Тем не менее это не означает, что риски исчезли полностью — меняется только их источник. Скажем, в СССР тоже не было возможности для банковской паники, но это не спасало от периодических кризисов, сопровождавшихся обесцениванием накоплений — как во время конфискационных денежных реформ 1947 и 1961 годов или заморозки вкладов граждан в 1991 году.
Нынешняя российская экономика намного гибче советской. Параллельный импорт и импортозамещение, пусть и технологически регрессивное, позволяют частично компенсировать провалы властей и экономический ущерб от войны. В экономике даже наблюдается заметный рост, но вместе с ним растут и источники неэффективности — ведь не похоже, что война и коррупция просто бесследно исчезнут.
В соответствии с максимой «больше всего денег приносит груз 200», материальные ресурсы будут не только уходить на войну, но еще и разворовываться по пути. Другие косвенные издержки, например рост преступности и черного рынка оружия, кредитные льготы за участие в войне за счет прочих заемщиков, — все более заметны и все менее подконтрольны обществу и профессионалам. Лавина разнообразных исключительных мер и льгот для исключительных лиц и предприятий разрыхляет российскую финансовую систему изнутри.
Со временем бремя войны и аппетит тех, кто на ней зарабатывает, окажутся так велики, что никакой рынок не сможет с ними справляться. Проблемы можно будет попробовать временно устранить с помощью манипуляций статистикой, директивного сдерживания цен и скрытого субсидирования. Но в какой-то момент накопившийся объем дисбалансов неизбежно выйдет на поверхность, обернувшись очередным обнулением обязательств государства перед гражданами. Примет ли оно форму конфискаций, отмены непомерных субсидий, роста цен или очередной бесконечной заморозки вкладов и пенсий — уже не так важно.
Нежелание сберегать
Будут выполнены мифические «цели СВО» или нет, финансовая система России все равно не сможет обеспечить долгосрочную стабильность сбережений. Власти уже несколько лет делают шаги в эту сторону. Еще до полномасштабного вторжения в Украину правительство «заморозило» накопительную пенсию (с 2014 года), а потом уменьшило страховую пенсию, повысив пенсионный возраст (в 2018 году). В условиях военного времени нагрузка на пенсионную систему вырастет, а источники ее финансирования сократятся, что делает дальнейшее сокращение пенсий неизбежным.

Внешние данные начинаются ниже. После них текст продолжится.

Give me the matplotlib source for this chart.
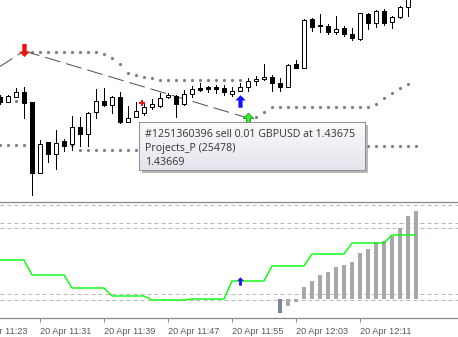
import numpy as np
import matplotlib
matplotlib.use("Agg")
import matplotlib.pyplot as plt
from matplotlib.path import Path
from matplotlib.patches import Rectangle

W, H = 458, 337
PX = 72 / 100  # one screen pixel in points

# 1-minute GBPUSD bars, bar 0 = 20 Apr 11:26.  Prices are kept as chart rows
# (0 = top of price pane, larger = lower price).
bar_open = [97, 102, 97, 92, 102, 173, 142, 154, 141, 144, 127, 134, 112, 101,
            105, 97, 122, 117, 113, 107, 106, 97, 96, 104, 94, 87.5, 87, 87, 88,
            94, 91, 87, 81, 79, 77, 83, 87, 64, 68, 19, 25, 26, 31.5, 28, 34, 39,
            13.5, 23, 11, 22, 17, 7]
bar_high = [95, 95, 88, 87, 102, 140, 142, 130, 139, 116, 117, 112, 89, 88, 96,
            92, 106, 102, 103, 99, 93, 93, 95, 90, 86, 83, 85.5, 85, 85, 87, 83,
            78, 76, 64, 75, 78, 64, 60, 19, 18, 14, 24, 16, 26, 28, 13, 13, 10, 9,
            15.5, 5.5, -6]
bar_low = [104, 102, 97, 118, 195, 173, 162, 169, 151, 150, 146, 146, 118, 106,
           113, 123, 122, 117, 115, 109, 107, 98, 117, 105, 97, 91, 92, 93, 95,
           96, 91, 91, 85, 80, 91, 91, 87, 68, 68, 31, 32, 34, 34, 36, 40, 39.5,
           29, 27, 25, 28, 18, 16]
bar_close = [102, 96, 92, 103, 173, 144, 154, 143, 146, 127, 134, 113, 101, 105,
             97, 122, 118, 111, 107, 104, 98, 95, 104, 94, 89, 89.5, 88.5, 89, 92,
             91, 87, 81, 79, 77, 83, 87, 65, 68, 20, 27, 26, 32, 28.5, 34, 37.5,
             13, 23, 11, 23, 17, 7, -3]

# dotted channel lines: (bar, row)
upper_bars = [3, 4, 5, 6, 7, 8, 9, 10, 11, 12, 13, 14, 15, 16, 17, 18, 19, 20,
              21, 22, 23, 24, 25, 26, 27, 28, 29, 30]
upper_rows = [52, 52, 52, 52, 52, 52, 52, 52, 52, 52, 54, 58, 64, 73, 75, 77,
              78, 80, 80, 80, 80, 80, 80, 80, 80, 80, 80, 80]
support_bars = [0, 1, 2, 31, 32, 33, 34, 35, 36, 37, 38, 39, 40, 41, 42, 43, 44,
                45, 46, 47, 48, 49, 50, 51]
support_rows = [101, 101, 101, 118, 117, 112, 107, 107, 107, 107, 107, 107, 107,
                107, 107, 107, 107, 107, 107, 104, 98, 93, 88, 84]
outer_bars = [0, 1, 2, 3, 4, 5, 6, 7, 8, 9, 10, 11, 12, 13, 14, 15, 16, 17,
              46, 47, 48, 49, 50, 51, 52]
outer_rows = [145, 145, 145, 145, 145, 145, 145, 145, 145, 145, 150, 150, 150,
              150, 150, 150, 150, 150, 146, 146, 146, 146, 146, 146, 146]

# trade history lines (bar, row) and signal arrows
trade_bars = [[-4, 3], [3, 31]]
trade_rows = [[87, 51], [51, 118]]
sell_signal = (3, 50)
buy_signal = (30, 101)
close_signal = (31, 119)
open_mark = (17.7, 103)

# lower oscillator window (rows of the lower pane)
osc_rows = [260, 260, 260, 260, 275, 275, 275, 275, 275, 288, 288, 288, 288,
            288, 296, 296, 296, 296, 296, 300, 300, 300, 300, 300, 299, 299, 299,
            299, 299, 281, 281, 281, 281, 281, 266, 266, 266, 266, 266, 254, 254,
            254, 254, 254, 243, 243, 243, 243, 243, 235, 235, 235, 235]
hist_bars = [35, 36, 37, 38, 39, 40, 41, 42, 43, 44, 45, 46, 47, 48, 49, 50, 51, 52]
hist_rows = [313, 306, 302, 287, 281, 275, 272, 267, 265, 262, 253, 249, 242,
             241, 236, 228, 216, 211]
hist_zero = 299
levels = [205, 223, 228, 294, 300]
osc_buy = (30, 281)

tick_bars = [-3, 5, 13, 21, 29, 37, 45]
tick_labels = ["20 Apr 11:23", "20 Apr 11:31", "20 Apr 11:39", "20 Apr 11:47",
               "20 Apr 11:55", "20 Apr 12:03", "20 Apr 12:11"]

tip_lines = ["#1251360396 sell 0.01 GBPUSD at 1.43675", "Projects_P (25478)",
             "1.43669"]

plt.rcParams["lines.scale_dashes"] = False


def arrow(up=True):
    v = [(-0.5, 0.1), (0, 0.6), (0.5, 0.1), (0.2, 0.1), (0.2, -0.6),
         (-0.2, -0.6), (-0.2, 0.1), (-0.5, 0.1)]
    if not up:
        v = [(a, -b) for a, b in v]
    return Path(v, closed=True)


fig = plt.figure(figsize=(W / 100, H / 100), dpi=100)
ax = fig.add_axes([0, 1 - 202 / H, 1, 202 / H])
low = fig.add_axes([0, 1 - 318 / H, 1, 116 / H], sharex=ax)
ax.axis("off")

# candles
x = np.arange(len(bar_open))
o = np.array(bar_open, float)
c = np.array(bar_close, float)
bull = c < o
ax.vlines(x, bar_high, bar_low, color="black", lw=PX, antialiased=False, zorder=3)
ax.bar(x, c - o, bottom=o, width=0.6, color=np.where(bull, "white", "black"),
       edgecolor="black", linewidth=PX, zorder=4)

dot = dict(ls="none", marker="o", ms=2.3, mew=0, color="#7d7f8e", zorder=2)
ax.plot(upper_bars, upper_rows, **dot)
ax.plot(support_bars, support_rows, **dot)
ax.plot(outer_bars, outer_rows, **dot)

for tx, ty in zip(trade_bars, trade_rows):
    ax.plot(tx, ty, color="#505050", lw=PX, dashes=(16 * PX, 6 * PX), zorder=2)

ax.plot(*sell_signal, marker=arrow(False), ms=9.5, color="#ee1111", mew=0, zorder=6)
ax.plot(*buy_signal, marker=arrow(True), ms=9, color="#1010ff", mew=0, zorder=6)
ax.plot(*close_signal, marker=arrow(True), ms=9, color="#33ee33", mec="#109910",
        mew=0.6, zorder=6)
ax.plot(*open_mark, marker="P", ms=4.5, color="#ee1111", mew=0, zorder=6)

# lower window
for lv in levels:
    low.axhline(lv, color="#b8b8b8", lw=PX, dashes=(4 * PX, 3 * PX), zorder=1)
low.plot(np.arange(len(osc_rows)), osc_rows, color="#00ff00", lw=1.0, zorder=3)
hv = hist_zero - np.array(hist_rows, float)
prev = np.concatenate([[0], hv[:-1]])
hcol = np.where(hv < prev, "#7a8797", "#a8a8a8")
low.bar(hist_bars, -hv, bottom=hist_zero, width=0.4, color=hcol, zorder=2)
low.plot(*osc_buy, marker=arrow(True), ms=6, color="#1010ff", mew=0, zorder=5)

for side in ("left", "right"):
    low.spines[side].set_visible(False)
for side in ("top", "bottom"):
    low.spines[side].set_color("#8a8a8a")
    low.spines[side].set_linewidth(PX * 1.3)
low.set_yticks([])
low.set_xticks(tick_bars)
low.set_xticklabels([])
low.tick_params(axis="x", length=4 * PX, width=PX, color="#8a8a8a")
# time labels sit to the right of their tick; the first one is cut by the edge
for tb, lab in zip(tick_bars, tick_labels):
    low.text(tb, -0.075, lab, transform=low.get_xaxis_transform(), ha="left",
             va="top", fontsize=6.6, color="#5a5a5a", family="Liberation Sans",
             clip_on=False)

# 8 screen pixels per 1-minute bar
ax.set_xlim(0, W / 8)
ax.set_ylim(202, 0)
low.set_ylim(318, 202)

# hover tooltip
tx0, ty0, tw, th = 139, 122, 226, 48
fig.add_artist(Rectangle(((tx0 + 3) / W, 1 - (ty0 + th + 3) / H), tw / W, th / H,
                         transform=fig.transFigure, color="#9a9a9a", alpha=0.7,
                         lw=0, zorder=4))
tip = fig.add_axes([tx0 / W, 1 - (ty0 + th) / H, tw / W, th / H], zorder=5)
grad = np.linspace(0, 1, 50).reshape(-1, 1)
tip.imshow(grad, aspect="auto", extent=(0, 1, 0, 1), cmap=matplotlib.colors.
           LinearSegmentedColormap.from_list("tip", ["#fbfbfd", "#e4e4ec"]))
tip.set_xticks([]); tip.set_yticks([])
for s in tip.spines.values():
    s.set_color("#8f8f8f"); s.set_linewidth(PX)
for line, yb in zip(tip_lines, [0.694, 0.402, 0.104]):
    tip.text(0.027, yb, line, transform=tip.transAxes, va="baseline", ha="left",
             fontsize=7.7, family="Open Sans", color="#333333")

fig.savefig("out.png", dpi=100)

Мало того, попытки избежать финансовых потерь в будущем дополнительно усиливают перегрев российской экономики. Если люди опасаются вкладываться в российские финансовые активы, то они тратят деньги на активы реальные. Отсюда высокая инфляция — например, в секторе недвижимости. Ведь покупатель квартиры делает инвестицию в реальный актив, часто с использованием номинального обязательства — ипотечного кредита, который часто еще и субсидируется государством. Такую пенсию — в виде квадратных метров — государству будет намного сложнее отобрать.

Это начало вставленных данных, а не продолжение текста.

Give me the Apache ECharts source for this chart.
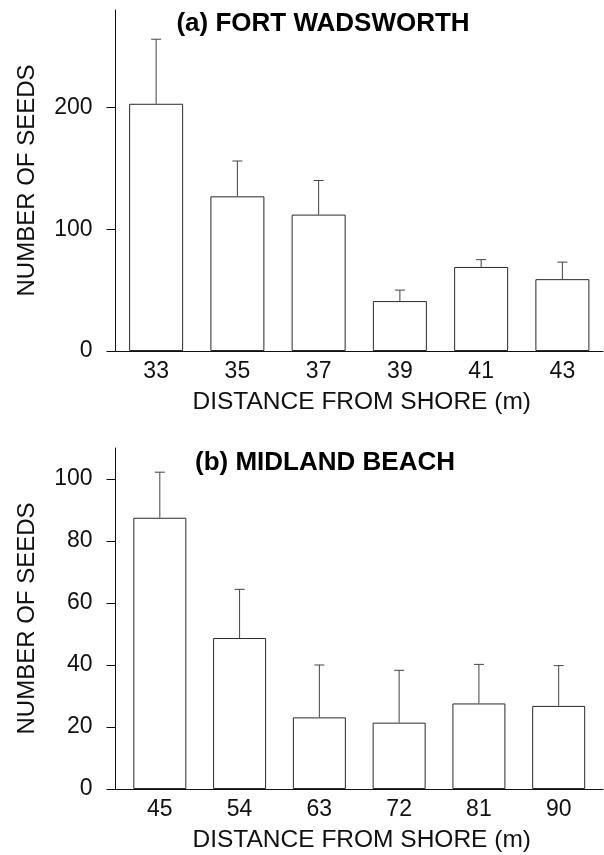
<!DOCTYPE html>
<html>
<head>
<meta charset="utf-8">
<script src="https://cdn.jsdelivr.net/npm/echarts@6/dist/echarts.min.js"></script>
<style>
  html, body { margin: 0; padding: 0; background: #fff; }
  #chart { width: 604px; height: 855px; }
</style>
</head>
<body>
<div id="chart"></div>
<script>
// (a) Fort Wadsworth
const fortDistance = [33, 35, 37, 39, 41, 43];
const fortSeeds = [203, 127, 112, 41, 69, 59];
const fortSE = [53, 29, 28, 9, 6, 14];
const fortYTicks = [0, 100, 200];

// (b) Midland Beach
const midlandDistance = [45, 54, 63, 72, 81, 90];
const midlandSeeds = [87.5, 48.7, 23.1, 21.4, 27.6, 26.8];
const midlandSE = [14.7, 15.7, 16.9, 16.9, 12.6, 13.0];
const midlandYTicks = [0, 20, 40, 60, 80, 100];

const font = "Liberation Sans";
const ink = "#111";

function xAxisFor(gridIndex, min, max, labels) {
  return {
    type: "value",
    gridIndex: gridIndex,
    min: min,
    max: max,
    name: "DISTANCE FROM SHORE (m)",
    nameLocation: "middle",
    nameGap: 39,
    nameTextStyle: { fontFamily: font, fontSize: 24.5, color: ink, padding: [0, 0, 0, 5] },
    axisLine: { lineStyle: { color: ink, width: 1 } },
    axisTick: { show: false },
    splitLine: { show: false },
    axisLabel: {
      customValues: labels,
      margin: 9,
      fontFamily: font,
      fontSize: 23,
      color: ink,
    },
  };
}

function yAxisFor(gridIndex, max, ticks) {
  return {
    type: "value",
    gridIndex: gridIndex,
    min: 0,
    max: max,
    name: "NUMBER OF SEEDS",
    nameLocation: "middle",
    nameRotate: 90,
    nameGap: 76,
    nameTextStyle: { fontFamily: font, fontSize: 24, color: ink },
    axisLine: { show: true, lineStyle: { color: ink, width: 1 } },
    axisTick: {
      show: true,
      customValues: ticks,
      length: 9,
      lineStyle: { color: ink, width: 1 },
    },
    splitLine: { show: false },
    axisLabel: {
      customValues: ticks,
      margin: 23,
      fontFamily: font,
      fontSize: 23,
      color: ink,
    },
  };
}

function errorBars(idx, xs, means, se) {
  return {
    type: "custom",
    xAxisIndex: idx,
    yAxisIndex: idx,
    z: 3,
    data: xs.map((x, i) => [x, means[i], means[i] + se[i]]),
    renderItem: function (params, api) {
      const base = api.coord([api.value(0), api.value(1)]);
      const top = api.coord([api.value(0), api.value(2)]);
      const style = { stroke: "#444", lineWidth: 1 };
      return {
        type: "group",
        children: [
          { type: "line", shape: { x1: base[0], y1: base[1], x2: top[0], y2: top[1] }, style: style },
          { type: "line", shape: { x1: top[0] - 5, y1: top[1], x2: top[0] + 5, y2: top[1] }, style: style },
        ],
      };
    },
  };
}

function barsFor(idx, xs, means, width) {
  return {
    type: "bar",
    xAxisIndex: idx,
    yAxisIndex: idx,
    barWidth: width,
    z: 2,
    itemStyle: { color: "#fff", borderColor: "#2a2a2a", borderWidth: 1 },
    data: xs.map((x, i) => [x, means[i]]),
  };
}

const chart = echarts.init(document.getElementById("chart"), null, { renderer: "canvas" });

chart.setOption({
  animation: false,
  backgroundColor: "#fff",
  title: [
    {
      text: "(a) FORT WADSWORTH",
      left: 323,
      top: 11,
      textAlign: "center",
      padding: 0,
      textStyle: { fontFamily: font, fontSize: 26, fontWeight: "bold", color: "#000" },
    },
    {
      text: "(b) MIDLAND BEACH",
      left: 325,
      top: 450,
      textAlign: "center",
      padding: 0,
      textStyle: { fontFamily: font, fontSize: 26, fontWeight: "bold", color: "#000" },
    },
  ],
  grid: [
    { left: 115.5, right: 1, top: 10, height: 341 },
    { left: 115.5, right: 1, top: 448, height: 341 },
  ],
  xAxis: [
    xAxisFor(0, 32, 44, fortDistance),
    xAxisFor(1, 40, 95, midlandDistance),
  ],
  yAxis: [
    yAxisFor(0, 280, fortYTicks),
    yAxisFor(1, 110, midlandYTicks),
  ],
  series: [
    barsFor(0, fortDistance, fortSeeds, 54),
    errorBars(0, fortDistance, fortSeeds, fortSE),
    barsFor(1, midlandDistance, midlandSeeds, 53),
    errorBars(1, midlandDistance, midlandSeeds, midlandSE),
  ],
});
</script>
</body>
</html>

Ускорившаяся инфляция, растущее потребление и высокие ставки по депозитам — закономерный результат желания людей тратить, а не копить. Граждане, которые за последние два года потеряли удобный доступ к международным финансовым рынкам, зафиксировали огромные потери в стоимости российских акций, увидели, как товары исчезают с прилавков или дорожают в разы за несколько месяцев, не могут безгранично доверять российской финансовой системе.
Воюющая Россия может стать для кого-то страной заработка, но никто не считает ее надежной страной для сбережения заработанного. Только двузначная доходность и недоступность альтернатив держат оставшихся инвесторов на российском финансовом рынке.